* [Work to complete]
The data below should be restated word for word, with every picture omitted.

* [Data shown]
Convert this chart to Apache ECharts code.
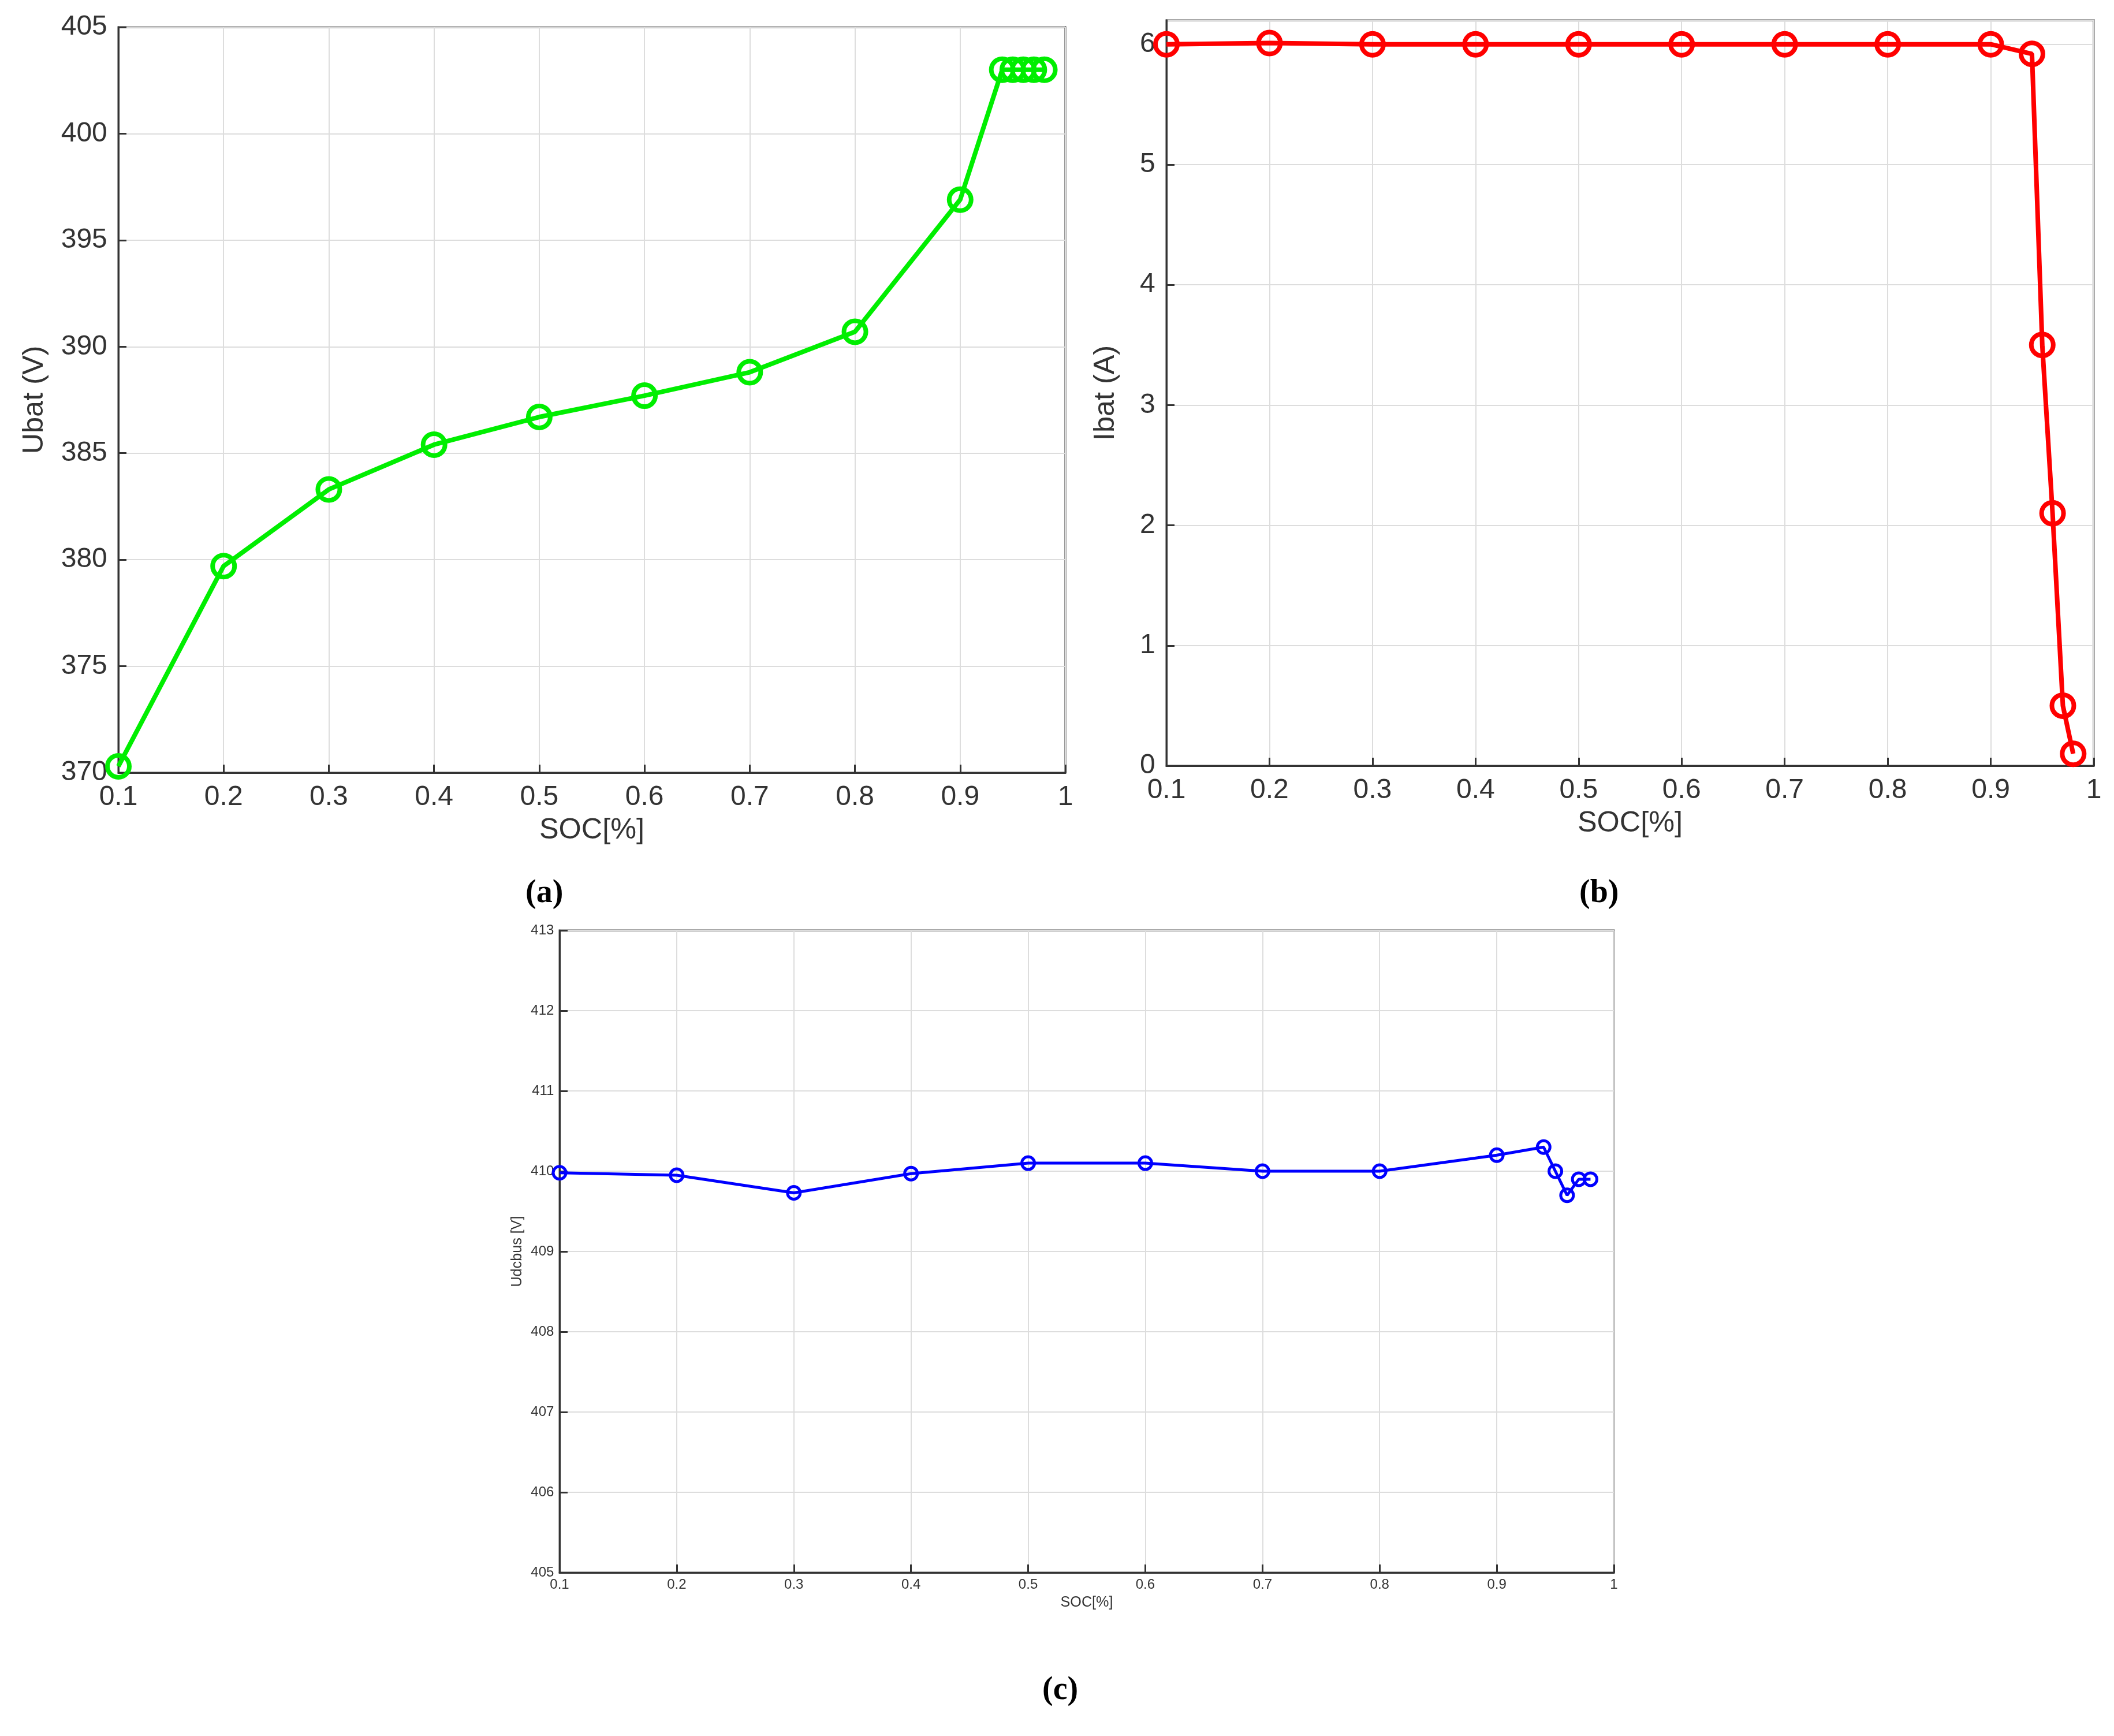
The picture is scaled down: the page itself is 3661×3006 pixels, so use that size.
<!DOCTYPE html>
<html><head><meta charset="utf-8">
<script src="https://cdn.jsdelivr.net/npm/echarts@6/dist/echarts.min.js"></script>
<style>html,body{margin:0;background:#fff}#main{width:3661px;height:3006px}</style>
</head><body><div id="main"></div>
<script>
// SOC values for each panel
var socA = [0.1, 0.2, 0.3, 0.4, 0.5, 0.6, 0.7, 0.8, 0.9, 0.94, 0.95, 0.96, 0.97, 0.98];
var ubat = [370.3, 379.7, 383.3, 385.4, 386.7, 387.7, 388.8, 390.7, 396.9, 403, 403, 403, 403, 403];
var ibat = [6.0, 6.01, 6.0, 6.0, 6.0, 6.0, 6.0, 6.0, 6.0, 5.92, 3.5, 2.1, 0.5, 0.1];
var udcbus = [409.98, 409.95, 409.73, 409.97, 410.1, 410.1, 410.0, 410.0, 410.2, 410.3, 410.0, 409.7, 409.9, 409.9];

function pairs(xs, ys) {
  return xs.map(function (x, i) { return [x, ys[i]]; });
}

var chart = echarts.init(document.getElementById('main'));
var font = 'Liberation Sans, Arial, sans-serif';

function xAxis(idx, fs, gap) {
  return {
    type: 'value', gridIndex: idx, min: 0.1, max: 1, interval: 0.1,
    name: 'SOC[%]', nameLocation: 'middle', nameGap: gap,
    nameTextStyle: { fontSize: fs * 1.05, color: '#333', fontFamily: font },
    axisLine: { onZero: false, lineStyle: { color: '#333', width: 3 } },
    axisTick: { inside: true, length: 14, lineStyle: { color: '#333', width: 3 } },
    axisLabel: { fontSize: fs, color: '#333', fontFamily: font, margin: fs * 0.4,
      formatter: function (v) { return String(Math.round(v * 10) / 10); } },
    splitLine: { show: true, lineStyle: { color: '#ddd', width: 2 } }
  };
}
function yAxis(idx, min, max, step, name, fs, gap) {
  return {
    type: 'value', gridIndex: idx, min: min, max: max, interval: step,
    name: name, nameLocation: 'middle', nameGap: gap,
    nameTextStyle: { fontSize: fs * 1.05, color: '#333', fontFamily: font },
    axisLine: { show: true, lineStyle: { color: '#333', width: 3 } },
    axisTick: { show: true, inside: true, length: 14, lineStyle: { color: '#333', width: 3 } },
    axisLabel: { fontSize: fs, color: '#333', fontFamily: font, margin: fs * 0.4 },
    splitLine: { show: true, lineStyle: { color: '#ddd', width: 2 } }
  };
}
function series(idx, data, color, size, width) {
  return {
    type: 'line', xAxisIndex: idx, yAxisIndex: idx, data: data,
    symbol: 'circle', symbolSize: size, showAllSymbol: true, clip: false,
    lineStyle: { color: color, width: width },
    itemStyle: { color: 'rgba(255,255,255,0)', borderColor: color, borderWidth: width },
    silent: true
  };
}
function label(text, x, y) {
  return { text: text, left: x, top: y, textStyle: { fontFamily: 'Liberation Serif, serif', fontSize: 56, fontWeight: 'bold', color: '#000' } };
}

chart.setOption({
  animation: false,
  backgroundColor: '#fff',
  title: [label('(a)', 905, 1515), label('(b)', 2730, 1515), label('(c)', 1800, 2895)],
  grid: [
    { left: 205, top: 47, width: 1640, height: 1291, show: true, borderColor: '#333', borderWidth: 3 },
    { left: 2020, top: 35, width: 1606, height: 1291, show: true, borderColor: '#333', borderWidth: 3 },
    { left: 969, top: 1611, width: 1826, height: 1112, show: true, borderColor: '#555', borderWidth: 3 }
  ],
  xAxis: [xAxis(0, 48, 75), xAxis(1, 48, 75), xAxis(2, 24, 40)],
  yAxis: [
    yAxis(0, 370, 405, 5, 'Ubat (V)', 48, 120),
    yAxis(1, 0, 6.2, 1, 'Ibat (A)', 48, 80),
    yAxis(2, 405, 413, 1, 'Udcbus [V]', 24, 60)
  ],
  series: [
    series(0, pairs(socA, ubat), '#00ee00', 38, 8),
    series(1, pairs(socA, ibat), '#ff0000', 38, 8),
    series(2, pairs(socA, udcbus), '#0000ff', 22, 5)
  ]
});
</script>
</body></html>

* [Result of the exercise]
Convert this chart to Apache ECharts code.
The picture is scaled down: the page itself is 3661×3006 pixels, so use that size.
<!DOCTYPE html>
<html><head><meta charset="utf-8">
<script src="https://cdn.jsdelivr.net/npm/echarts@6/dist/echarts.min.js"></script>
<style>html,body{margin:0;background:#fff}#main{width:3661px;height:3006px}</style>
</head><body><div id="main"></div>
<script>
// SOC values for each panel
var socA = [0.1, 0.2, 0.3, 0.4, 0.5, 0.6, 0.7, 0.8, 0.9, 0.94, 0.95, 0.96, 0.97, 0.98];
var ubat = [370.3, 379.7, 383.3, 385.4, 386.7, 387.7, 388.8, 390.7, 396.9, 403, 403, 403, 403, 403];
var ibat = [6.0, 6.01, 6.0, 6.0, 6.0, 6.0, 6.0, 6.0, 6.0, 5.92, 3.5, 2.1, 0.5, 0.1];
var udcbus = [409.98, 409.95, 409.73, 409.97, 410.1, 410.1, 410.0, 410.0, 410.2, 410.3, 410.0, 409.7, 409.9, 409.9];

function pairs(xs, ys) {
  return xs.map(function (x, i) { return [x, ys[i]]; });
}

var chart = echarts.init(document.getElementById('main'));
var font = 'Liberation Sans, Arial, sans-serif';

function xAxis(idx, fs, gap) {
  return {
    type: 'value', gridIndex: idx, min: 0.1, max: 1, interval: 0.1,
    name: 'SOC[%]', nameLocation: 'middle', nameGap: gap,
    nameTextStyle: { fontSize: fs * 1.05, color: '#333', fontFamily: font },
    axisLine: { onZero: false, lineStyle: { color: '#333', width: 3 } },
    axisTick: { inside: true, length: 14, lineStyle: { color: '#333', width: 3 } },
    axisLabel: { fontSize: fs, color: '#333', fontFamily: font, margin: fs * 0.4,
      formatter: function (v) { return String(Math.round(v * 10) / 10); } },
    splitLine: { show: true, lineStyle: { color: '#ddd', width: 2 } }
  };
}
function yAxis(idx, min, max, step, name, fs, gap) {
  return {
    type: 'value', gridIndex: idx, min: min, max: max, interval: step,
    name: name, nameLocation: 'middle', nameGap: gap,
    nameTextStyle: { fontSize: fs * 1.05, color: '#333', fontFamily: font },
    axisLine: { show: true, lineStyle: { color: '#333', width: 3 } },
    axisTick: { show: true, inside: true, length: 14, lineStyle: { color: '#333', width: 3 } },
    axisLabel: { fontSize: fs, color: '#333', fontFamily: font, margin: fs * 0.4 },
    splitLine: { show: true, lineStyle: { color: '#ddd', width: 2 } }
  };
}
function series(idx, data, color, size, width) {
  return {
    type: 'line', xAxisIndex: idx, yAxisIndex: idx, data: data,
    symbol: 'circle', symbolSize: size, showAllSymbol: true, clip: false,
    lineStyle: { color: color, width: width },
    itemStyle: { color: 'rgba(255,255,255,0)', borderColor: color, borderWidth: width },
    silent: true
  };
}
function label(text, x, y) {
  return { text: text, left: x, top: y, textStyle: { fontFamily: 'Liberation Serif, serif', fontSize: 56, fontWeight: 'bold', color: '#000' } };
}

chart.setOption({
  animation: false,
  backgroundColor: '#fff',
  title: [label('(a)', 905, 1515), label('(b)', 2730, 1515), label('(c)', 1800, 2895)],
  grid: [
    { left: 205, top: 47, width: 1640, height: 1291, show: true, borderColor: '#333', borderWidth: 3 },
    { left: 2020, top: 35, width: 1606, height: 1291, show: true, borderColor: '#333', borderWidth: 3 },
    { left: 969, top: 1611, width: 1826, height: 1112, show: true, borderColor: '#555', borderWidth: 3 }
  ],
  xAxis: [xAxis(0, 48, 75), xAxis(1, 48, 75), xAxis(2, 24, 40)],
  yAxis: [
    yAxis(0, 370, 405, 5, 'Ubat (V)', 48, 120),
    yAxis(1, 0, 6.2, 1, 'Ibat (A)', 48, 80),
    yAxis(2, 405, 413, 1, 'Udcbus [V]', 24, 60)
  ],
  series: [
    series(0, pairs(socA, ubat), '#00ee00', 38, 8),
    series(1, pairs(socA, ibat), '#ff0000', 38, 8),
    series(2, pairs(socA, udcbus), '#0000ff', 22, 5)
  ]
});
</script>
</body></html>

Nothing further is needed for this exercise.